EXERCISE DETAILS: Write each line of the material exactly as given, from the top through the line that contains "title_color = '#1f3f6e'", and omit all pictures.
------ SOURCE RECORDS ------
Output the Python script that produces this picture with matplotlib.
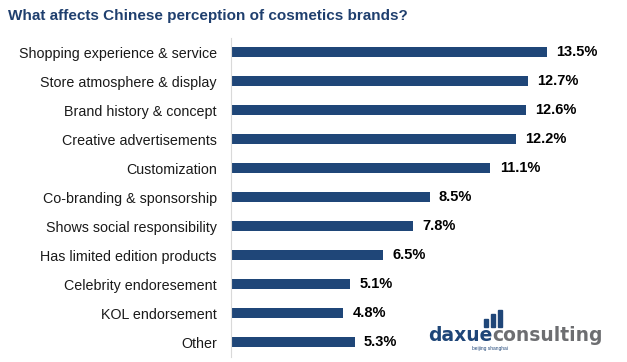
import numpy as np
import matplotlib.pyplot as plt

plt.rcParams['font.family'] = ['Liberation Sans', 'DejaVu Sans']

categories = ['Shopping experience & service', 'Store atmosphere & display',
              'Brand history & concept', 'Creative advertisements', 'Customization',
              'Co-branding & sponsorship', 'Shows social responsibility',
              'Has limited edition products', 'Celebrity endoresement',
              'KOL endorsement', 'Other']
values = [13.5, 12.7, 12.6, 12.2, 11.1, 8.5, 7.8, 6.5, 5.1, 4.8, 5.3]

bar_color = '#1f4678'
title_color = '#1f3f6e'

fig = plt.figure(figsize=(6.27, 3.62), dpi=100)
ax = fig.add_axes([0.368, 0.015, 0.597, 0.881])

y = np.arange(len(categories))
ax.barh(y, values, height=0.35, color=bar_color)
for yi, v in zip(y, values):
    ax.text(v + 0.4, yi, '{:.1f}%'.format(v), va='center', ha='left',
            fontsize=10.5, fontweight='bold', color='black')

ax.set_yticks(y)
ax.set_yticklabels(categories, fontsize=10.3, color='#1a1a1a')
ax.set_ylim(len(categories) - 0.5, -0.5)
ax.set_xlim(0, 16)
ax.set_xticks([])
ax.tick_params(axis='y', length=0, pad=10)
for s in ['top', 'right', 'bottom']:
    ax.spines[s].set_visible(False)
ax.spines['left'].set_color('#d9d9d9')
ax.spines['left'].set_linewidth(0.8)

fig.text(0.013, 0.955, 'What affects Chinese perception of cosmetics brands?',
         fontsize=11, fontweight='bold', color=title_color, va='center')

# logo
fig.text(0.785, 0.058, 'daxue', fontsize=13.5, fontweight='bold', family='DejaVu Sans',
         color='#1f4678', va='baseline', ha='right')
fig.text(0.785, 0.058, 'consulting', fontsize=13.5, fontweight='bold', family='DejaVu Sans',
         color='#6d6e71', va='baseline', ha='left')
fig.text(0.753, 0.036, 'beijing shanghai', fontsize=3.5, color='#1f4678',
         va='center', ha='left')
for i, h in enumerate([0.022, 0.035, 0.047]):
    fig.patches.append(plt.Rectangle((0.772 + i * 0.011, 0.098), 0.006, h,
                                     transform=fig.transFigure, color='#1f4678'))

fig.savefig('out.png', dpi=100)
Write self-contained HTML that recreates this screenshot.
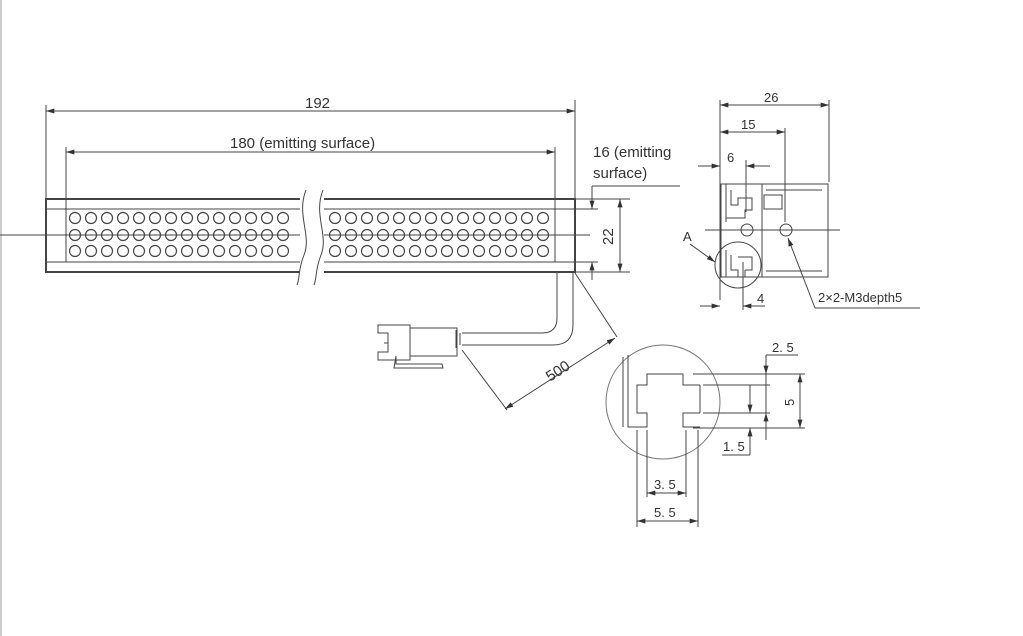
<!DOCTYPE html>
<html><head><meta charset="utf-8"><style>
html,body{margin:0;padding:0;background:#fff;}
svg{display:block;}
text{font-family:"Liberation Sans",Arial,sans-serif;fill:#333;}
</style></head><body>
<svg width="1023" height="636" viewBox="0 0 1023 636" xmlns="http://www.w3.org/2000/svg">
<defs>
<marker id="a" viewBox="0 0 10 6" refX="10" refY="3" markerWidth="10" markerHeight="5" orient="auto-start-reverse" markerUnits="userSpaceOnUse"><path d="M0,0 L10,3 L0,6z" fill="#333"/></marker>
</defs>
<rect x="0" y="0" width="1023" height="636" fill="#fff"/>
<line x1="1" y1="0" x2="1" y2="636" stroke="#999" stroke-width="1"/>
<g stroke="#444" stroke-width="1" fill="none">
<!-- bar -->
<rect x="46" y="199" width="529" height="73" stroke-width="2"/>
<line x1="46" y1="209" x2="575" y2="209"/>
<line x1="46" y1="262" x2="575" y2="262"/>
<line x1="66" y1="209" x2="66" y2="262"/>
<line x1="555" y1="209" x2="555" y2="262"/>
<line x1="0" y1="235" x2="590" y2="235"/>
<!-- break -->
<rect x="300" y="190" width="24" height="95" fill="#fff" stroke="none"/>
<path d="M306,190 C296,215 312,235 304,255 C298,270 300,278 297,285"/>
<path d="M323,190 C313,215 329,235 321,255 C315,270 317,278 314,285"/>
<!-- dims top -->
<line x1="46" y1="105" x2="46" y2="199"/>
<line x1="575" y1="100" x2="575" y2="199"/>
<line x1="46" y1="111" x2="575" y2="111" marker-start="url(#a)" marker-end="url(#a)"/>
<line x1="66" y1="147" x2="66" y2="209"/>
<line x1="555" y1="147" x2="555" y2="209"/>
<line x1="66" y1="152" x2="555" y2="152" marker-start="url(#a)" marker-end="url(#a)"/>
<!-- 16/22 dims -->
<line x1="575" y1="199" x2="630" y2="199"/>
<line x1="575" y1="272" x2="630" y2="272"/>
<line x1="575" y1="209" x2="598" y2="209"/>
<line x1="575" y1="262" x2="598" y2="262"/>
<line x1="620" y1="199" x2="620" y2="272" marker-start="url(#a)" marker-end="url(#a)"/>
<line x1="592" y1="186" x2="680" y2="186"/>
<line x1="592" y1="186" x2="592" y2="209" marker-end="url(#a)"/>
<line x1="592" y1="280" x2="592" y2="262" marker-end="url(#a)"/>
<!-- cable -->
<path d="M573,272 L573,325 Q573,345 553,345 L462,345"/>
<path d="M557,272 L557,318 Q557,333 542,333 L462,333"/>
<!-- connector -->
<path d="M460,333 L460,345 M456,330 L456,348"/>
<path d="M378,325 L410,325 L410,360 L378,360 L378,352 L388,352 L388,333 L378,333 Z"/>
<rect x="410" y="328" width="47" height="28"/>
<path d="M396,356 L396,364 L442,364 L443,368 L394,368 Z"/>
<line x1="384" y1="343" x2="388" y2="343"/>
<!-- 500 dim -->
<line x1="575" y1="273" x2="617" y2="337"/>
<line x1="462" y1="350" x2="507" y2="410"/>
<line x1="505" y1="409" x2="615" y2="338" marker-start="url(#a)" marker-end="url(#a)"/>
</g>
<g fill="none" stroke="#444" stroke-width="1.2">
<g id="rowsL"></g>
</g>
<g fill="#fff" stroke="#444" stroke-width="1.2" id="circ"></g>
<g font-size="15">
<text x="305" y="108">192</text>
<text x="230" y="148">180 (emitting surface)</text>
<text x="593" y="157">16 (emitting</text>
<text x="593" y="178">surface)</text>
<text x="0" y="0" transform="translate(613,245) rotate(-90)">22</text>
<text x="0" y="0" transform="translate(550,382) rotate(-33)">500</text>
</g>
<!-- side view -->
<g stroke="#444" stroke-width="1" fill="none">
<line x1="720" y1="100" x2="720" y2="300"/>
<line x1="829" y1="100" x2="829" y2="182"/>
<line x1="720" y1="105" x2="829" y2="105" marker-start="url(#a)" marker-end="url(#a)"/>
<line x1="785" y1="128" x2="785" y2="222"/>
<line x1="720" y1="132" x2="785" y2="132" marker-start="url(#a)" marker-end="url(#a)"/>
<line x1="746" y1="160" x2="746" y2="212"/>
<line x1="698" y1="166" x2="720" y2="166" marker-end="url(#a)"/>
<line x1="770" y1="166" x2="746" y2="166" marker-end="url(#a)"/>
<rect x="721" y="184" width="107" height="93"/>
<line x1="762" y1="184" x2="762" y2="277"/>
<line x1="766" y1="190" x2="822" y2="190"/>
<line x1="766" y1="271" x2="822" y2="271"/>
<rect x="764" y="195" width="18" height="14"/>
<path d="M726,184 L726,222 M731,190 L731,205 L738,205 L738,198 L752,198 L752,210 L745,210 L745,218 L726,218"/>
<path d="M726,250 L726,277 M731,255 L731,270 L738,270 L738,277 M745,270 L745,277 M738,257 L752,257 L752,270 L745,270"/>
<line x1="705" y1="230" x2="840" y2="230"/>
<circle cx="747" cy="230" r="6"/>
<circle cx="786" cy="230" r="6"/>
<circle cx="738" cy="265" r="23"/>
<line x1="690" y1="244" x2="715" y2="262" marker-end="url(#a)"/>
<line x1="743" y1="262" x2="743" y2="310"/>
<line x1="700" y1="306" x2="720" y2="306" marker-end="url(#a)"/>
<line x1="765" y1="306" x2="743" y2="306" marker-end="url(#a)"/>
<line x1="815" y1="308" x2="788" y2="238" marker-end="url(#a)"/>
<line x1="815" y1="308" x2="920" y2="308"/>
</g>
<g font-size="13">
<text x="764" y="102">26</text>
<text x="741" y="129">15</text>
<text x="727" y="162">6</text>
<text x="683" y="241">A</text>
<text x="757" y="303">4</text>
<text x="818" y="302">2×2-M3depth5</text>
</g>
<!-- detail -->
<g stroke="#444" stroke-width="1" fill="none">
<circle cx="663" cy="402" r="57" stroke="#777"/>
<line x1="623" y1="357" x2="623" y2="427"/>
<path d="M628,355 L628,427 L647,427 L647,413 L637,413 L637,385 L647,385 L647,374 L683,374 L683,385 L700,385 M700,413 L683,413 L683,427 L700,427"/>
<line x1="693" y1="374" x2="805" y2="374"/>
<line x1="703" y1="385" x2="770" y2="385"/>
<line x1="703" y1="413" x2="770" y2="413"/>
<line x1="693" y1="428" x2="805" y2="428"/>
<line x1="700" y1="385" x2="700" y2="413"/>
<line x1="800" y1="374" x2="800" y2="428" marker-start="url(#a)" marker-end="url(#a)"/>
<line x1="766" y1="355" x2="766" y2="374" marker-end="url(#a)"/>
<line x1="766" y1="440" x2="766" y2="413" marker-end="url(#a)"/>
<line x1="766" y1="374" x2="766" y2="413"/>
<line x1="766" y1="355" x2="798" y2="355"/>
<line x1="750" y1="385" x2="750" y2="413" marker-end="url(#a)"/>
<line x1="750" y1="455" x2="750" y2="428" marker-end="url(#a)"/>
<line x1="722" y1="455" x2="750" y2="455"/>
<line x1="647" y1="430" x2="647" y2="497"/>
<line x1="686" y1="430" x2="686" y2="497"/>
<line x1="647" y1="493" x2="686" y2="493" marker-start="url(#a)" marker-end="url(#a)"/>
<line x1="637" y1="430" x2="637" y2="527"/>
<line x1="698" y1="430" x2="698" y2="527"/>
<line x1="637" y1="521" x2="698" y2="521" marker-start="url(#a)" marker-end="url(#a)"/>
</g>
<g font-size="13">
<text x="772" y="352">2. 5</text>
<text x="0" y="0" transform="translate(794,406) rotate(-90)">5</text>
<text x="723" y="451">1. 5</text>
<text x="654" y="489">3. 5</text>
<text x="654" y="517">5. 5</text>
</g>
<g fill="none" stroke="#444" stroke-width="1.2">
<!-- left circles -->
<circle cx="75" cy="218" r="5.5"/><circle cx="75" cy="235" r="5.5"/><circle cx="75" cy="251" r="5.5"/>
<circle cx="91" cy="218" r="5.5"/><circle cx="91" cy="235" r="5.5"/><circle cx="91" cy="251" r="5.5"/>
<circle cx="107" cy="218" r="5.5"/><circle cx="107" cy="235" r="5.5"/><circle cx="107" cy="251" r="5.5"/>
<circle cx="123" cy="218" r="5.5"/><circle cx="123" cy="235" r="5.5"/><circle cx="123" cy="251" r="5.5"/>
<circle cx="139" cy="218" r="5.5"/><circle cx="139" cy="235" r="5.5"/><circle cx="139" cy="251" r="5.5"/>
<circle cx="155" cy="218" r="5.5"/><circle cx="155" cy="235" r="5.5"/><circle cx="155" cy="251" r="5.5"/>
<circle cx="171" cy="218" r="5.5"/><circle cx="171" cy="235" r="5.5"/><circle cx="171" cy="251" r="5.5"/>
<circle cx="187" cy="218" r="5.5"/><circle cx="187" cy="235" r="5.5"/><circle cx="187" cy="251" r="5.5"/>
<circle cx="203" cy="218" r="5.5"/><circle cx="203" cy="235" r="5.5"/><circle cx="203" cy="251" r="5.5"/>
<circle cx="219" cy="218" r="5.5"/><circle cx="219" cy="235" r="5.5"/><circle cx="219" cy="251" r="5.5"/>
<circle cx="235" cy="218" r="5.5"/><circle cx="235" cy="235" r="5.5"/><circle cx="235" cy="251" r="5.5"/>
<circle cx="251" cy="218" r="5.5"/><circle cx="251" cy="235" r="5.5"/><circle cx="251" cy="251" r="5.5"/>
<circle cx="267" cy="218" r="5.5"/><circle cx="267" cy="235" r="5.5"/><circle cx="267" cy="251" r="5.5"/>
<circle cx="283" cy="218" r="5.5"/><circle cx="283" cy="235" r="5.5"/><circle cx="283" cy="251" r="5.5"/>
<!-- right circles -->
<circle cx="335" cy="218" r="5.5"/><circle cx="335" cy="235" r="5.5"/><circle cx="335" cy="251" r="5.5"/>
<circle cx="351" cy="218" r="5.5"/><circle cx="351" cy="235" r="5.5"/><circle cx="351" cy="251" r="5.5"/>
<circle cx="367" cy="218" r="5.5"/><circle cx="367" cy="235" r="5.5"/><circle cx="367" cy="251" r="5.5"/>
<circle cx="383" cy="218" r="5.5"/><circle cx="383" cy="235" r="5.5"/><circle cx="383" cy="251" r="5.5"/>
<circle cx="399" cy="218" r="5.5"/><circle cx="399" cy="235" r="5.5"/><circle cx="399" cy="251" r="5.5"/>
<circle cx="415" cy="218" r="5.5"/><circle cx="415" cy="235" r="5.5"/><circle cx="415" cy="251" r="5.5"/>
<circle cx="431" cy="218" r="5.5"/><circle cx="431" cy="235" r="5.5"/><circle cx="431" cy="251" r="5.5"/>
<circle cx="447" cy="218" r="5.5"/><circle cx="447" cy="235" r="5.5"/><circle cx="447" cy="251" r="5.5"/>
<circle cx="463" cy="218" r="5.5"/><circle cx="463" cy="235" r="5.5"/><circle cx="463" cy="251" r="5.5"/>
<circle cx="479" cy="218" r="5.5"/><circle cx="479" cy="235" r="5.5"/><circle cx="479" cy="251" r="5.5"/>
<circle cx="495" cy="218" r="5.5"/><circle cx="495" cy="235" r="5.5"/><circle cx="495" cy="251" r="5.5"/>
<circle cx="511" cy="218" r="5.5"/><circle cx="511" cy="235" r="5.5"/><circle cx="511" cy="251" r="5.5"/>
<circle cx="527" cy="218" r="5.5"/><circle cx="527" cy="235" r="5.5"/><circle cx="527" cy="251" r="5.5"/>
<circle cx="543" cy="218" r="5.5"/><circle cx="543" cy="235" r="5.5"/><circle cx="543" cy="251" r="5.5"/>
</g>
</svg>
</body></html>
------
TASK OUTPUT:
Output the Python script that produces this picture with matplotlib.
import numpy as np
import matplotlib.pyplot as plt

plt.rcParams['font.family'] = ['Liberation Sans', 'DejaVu Sans']

categories = ['Shopping experience & service', 'Store atmosphere & display',
              'Brand history & concept', 'Creative advertisements', 'Customization',
              'Co-branding & sponsorship', 'Shows social responsibility',
              'Has limited edition products', 'Celebrity endoresement',
              'KOL endorsement', 'Other']
values = [13.5, 12.7, 12.6, 12.2, 11.1, 8.5, 7.8, 6.5, 5.1, 4.8, 5.3]

bar_color = '#1f4678'
title_color = '#1f3f6e'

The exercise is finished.